Medical malpractice in children

Donald Caminiti
Donald Caminiti
Contributor
Posted by Donald CaminitiSeptember 22, 2008 9:12 AM
Tags: None

Medical errors pose a greater threat to children than to adults for a number of reasons, according to a report in the New York Times. They are physically small, and their kidneys, liver and immune system are still developing. Even a tiny increase in the dose of medication can have serious effects — especially in babies born prematurely. And if children take a turn for the worse, they can deteriorate more rapidly than adults. Children also are less able to communicate what they are feeling, making it difficult to diagnose their problem or know when a symptom or complication develops.

Adult medications are prepackaged and have standardized doses, but pediatric medications vary, based on the child’s weight and sometimes height, requiring doctors to make calculations. It is easy to misplace a decimal point, a tenfold error.

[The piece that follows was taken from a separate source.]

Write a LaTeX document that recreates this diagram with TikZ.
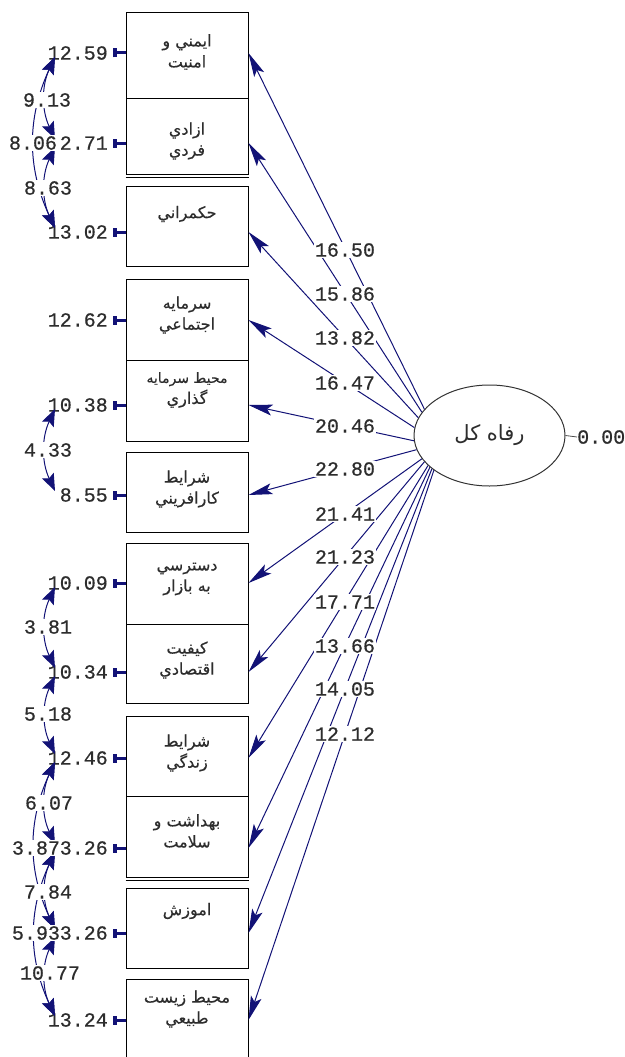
\documentclass[tikz,border=0pt]{standalone}
\usepackage{fontspec}
\usetikzlibrary{arrows.meta,shapes.geometric}
\TeXXeTstate=1
\newfontfamily\arabicfont[Script=Arabic,FakeBold=0.4]{DejaVu Sans}
\newfontfamily\latfont[Script=Arabic]{DejaVu Sans}
\newfontfamily\numfont[FakeBold=0.6]{Liberation Mono}
\definecolor{navy}{RGB}{18,18,118}
\definecolor{txt}{RGB}{45,45,45}
\tikzset{
  obs/.style={draw=black, line width=1pt, minimum width=122pt, inner sep=0pt},
  fa/.style={font=\arabicfont\fontsize{16}{21}\selectfont, text=txt, align=center, inner sep=0pt},
  num/.style={font=\numfont\fontsize{20}{20}\selectfont, text=txt, inner sep=0pt},
  lbl/.style={num, fill=white, inner sep=1.2pt},
  load/.style={draw=navy, line width=1pt, -{Stealth[length=24pt,width=11pt,inset=5pt]}},
  errarr/.style={draw=navy, line width=3pt, {Bar[width=9pt,line width=4pt]}-},
  cov/.style={draw=navy, line width=1pt, {Stealth[length=17pt,width=13pt,inset=3pt]}-{Stealth[length=17pt,width=13pt,inset=3pt]}, bend right=25},
  latent/.style={ellipse, draw=black!80, line width=1pt, minimum width=151pt, minimum height=101pt, inner sep=0pt},
}
\begin{document}
\begin{tikzpicture}[x=1pt,y=1pt]
\useasboundingbox (0,0) rectangle (624,-1057);
% observed boxes
\node[obs, minimum height=85pt] (b1) at (187,-55.5) {};
\node[obs, minimum height=76pt] (b2) at (187,-136) {};
\node[obs, minimum height=80pt] (b3) at (187,-226) {};
\node[obs, minimum height=81pt] (b4) at (187,-319.5) {};
\node[obs, minimum height=81pt] (b5) at (187,-400.5) {};
\node[obs, minimum height=80pt] (b6) at (187,-492) {};
\node[obs, minimum height=81pt] (b7) at (187,-583.5) {};
\node[obs, minimum height=79pt] (b8) at (187,-663.5) {};
\node[obs, minimum height=80pt] (b9) at (187,-756) {};
\node[obs, minimum height=81pt] (b10) at (187,-836.5) {};
\node[obs, minimum height=80pt] (b11) at (187,-928) {};
\node[obs, minimum height=82pt] (b12) at (187,-1020) {};
\draw[line width=1pt] ([yshift=-3pt]b2.south west) -- ([yshift=-3pt]b2.south east);
\draw[line width=1pt] ([yshift=-3pt]b10.south west) -- ([yshift=-3pt]b10.south east);
% box texts
\node[fa] (t1) at (187,-52) {\beginR ايمني و\endR\\\beginR امنيت\endR};
\node[fa] (t2) at (187,-141) {\beginR ازادي\endR\\\beginR فردي\endR};
\node[fa] (t3) at (187,-214) {\beginR حکمراني\endR};
\node[fa] (t4) at (187,-315) {\beginR سرمايه\endR\\\beginR اجتماعي\endR};
\node[fa] (t5) at (187,-390) {{\fontsize{14}{21}\selectfont\beginR محيط سرمايه\endR}\\\beginR گذاري\endR};
\node[fa] (t6) at (187,-489) {\beginR شرايط\endR\\\beginR کارافريني\endR};
\node[fa] (t7) at (187,-579) {\beginR دسترسي\endR\\\beginR به بازار\endR};
\node[fa] (t8) at (187,-660) {\beginR کيفيت\endR\\\beginR اقتصادي\endR};
\node[fa] (t9) at (187,-753) {\beginR شرايط\endR\\\beginR زندگي\endR};
\node[fa] (t10) at (187,-831) {\beginR بهداشت و\endR\\\beginR سلامت\endR};
\node[fa] (t11) at (187,-911) {\beginR اموزش\endR};
\node[fa] (t12) at (187,-1009) {\beginR محيط زيست\endR\\\beginR طبيعي\endR};
% latent
\node[latent] (ell) at (489.5,-435.5) {\latfont\fontsize{21}{21}\selectfont\color{txt}\beginR رفاه کل\endR};
\node[num, anchor=west] (z) at (577,-437) {0.00};
\draw[black!70, line width=0.8pt] (ell.east) -- (z.west);
% error variances
\node[num, anchor=east] (e1) at (108,-53) {12.59};
\node[num, anchor=east] (e2) at (108,-143) {2.71};
\node[num, anchor=east] (e3) at (108,-232) {13.02};
\node[num, anchor=east] (e4) at (108,-320) {12.62};
\node[num, anchor=east] (e5) at (108,-405) {10.38};
\node[num, anchor=east] (e6) at (108,-495) {8.55};
\node[num, anchor=east] (e7) at (108,-583) {10.09};
\node[num, anchor=east] (e8) at (108,-672) {10.34};
\node[num, anchor=east] (e9) at (108,-758) {12.46};
\node[num, anchor=east] (e10) at (108,-848) {3.26};
\node[num, anchor=east] (e11) at (108,-933) {3.26};
\node[num, anchor=east] (e12) at (108,-1020) {13.24};
\foreach \i in {1,...,12}{
  \draw[errarr] ([xshift=5pt]e\i.east) -- (b\i.west |- e\i.east);
}
% covariance end points
\foreach \i/\y in {1/53,2/143,3/232,5/405,6/495,7/583,8/672,9/758,10/848,11/933,12/1020}{
  \coordinate (c\i) at (55,-\y);
}
\draw[cov] ([yshift=-4pt]c1) to ([yshift=4pt]c2);
\draw[cov] ([yshift=-4pt]c1) to ([yshift=4pt]c3);
\draw[cov] ([yshift=-4pt]c2) to ([yshift=4pt]c3);
\draw[cov] ([yshift=-4pt]c5) to ([yshift=4pt]c6);
\draw[cov] ([yshift=-4pt]c7) to ([yshift=4pt]c8);
\draw[cov] ([yshift=-4pt]c8) to ([yshift=4pt]c9);
\draw[cov] ([yshift=-4pt]c9) to ([yshift=4pt]c10);
\draw[cov] ([yshift=-4pt]c9) to ([yshift=4pt]c11);
\draw[cov] ([yshift=-4pt]c10) to ([yshift=4pt]c11);
\draw[cov] ([yshift=-4pt]c10) to ([yshift=4pt]c12);
\draw[cov] ([yshift=-4pt]c11) to ([yshift=4pt]c12);
\node[lbl] (k1) at (47,-100) {9.13};
\node[lbl] (k2) at (33,-143) {8.06};
\node[lbl] (k3) at (48,-188) {8.63};
\node[lbl] (k4) at (48,-450) {4.33};
\node[lbl] (k5) at (48,-627) {3.81};
\node[lbl] (k6) at (48,-714) {5.18};
\node[lbl] (k7) at (49,-803) {6.07};
\node[lbl] (k8) at (36,-848) {3.87};
\node[lbl] (k9) at (48,-892) {7.84};
\node[lbl] (k10) at (36,-933) {5.93};
\node[lbl] (k11) at (50,-973) {10.77};
% loadings
\draw[load] (ell.158.7) -- (b1.east |- e1.east);
\draw[load] (ell.161.7) -- (b2.east |- e2.east);
\draw[load] (ell.166.5) -- (b3.east |- e3.east);
\draw[load] (ell.174.3) -- (b4.east |- e4.east);
\draw[load] (ell.184.2) -- (b5.east |- e5.east);
\draw[load] (ell.191.3) -- (b6.east |- e6.east);
\draw[load] (ell.199.3) -- (b7.east |- e7.east);
\draw[load] (ell.202.3) -- (b8.east |- e8.east);
\draw[load] (ell.206.9) -- (b9.east |- e9.east);
\draw[load] (ell.208.5) -- (b10.east |- e10.east);
\draw[load] (ell.210.2) -- (b11.east |- e11.east);
\draw[load] (ell.212.2) -- (b12.east |- e12.east);
\node[lbl] (p1) at (345,-250) {16.50};
\node[lbl] (p2) at (345,-294) {15.86};
\node[lbl] (p3) at (345,-338) {13.82};
\node[lbl] (p4) at (345,-383) {16.47};
\node[lbl] (p5) at (345,-426) {20.46};
\node[lbl] (p6) at (345,-469) {22.80};
\node[lbl] (p7) at (345,-514) {21.41};
\node[lbl] (p8) at (345,-557) {21.23};
\node[lbl] (p9) at (345,-602) {17.71};
\node[lbl] (p10) at (345,-646) {13.66};
\node[lbl] (p11) at (345,-689) {14.05};
\node[lbl] (p12) at (345,-734) {12.12};
\end{tikzpicture}
\end{document}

Typically, an adult formulation is diluted for children, and sometimes “the amount of medication being diluted is smaller than an air bubble in a syringe,” said Dr. Rainu Kaushal, director of quality and patient safety at the Komansky Center for Children’s Health at NewYork-Presbyterian Hospital/Weill Cornell Medical Center.

“The Joint Commission reported that about 32 percent of medication errors in children in the operating room involved the wrong dose, compared with 14 percent in adults.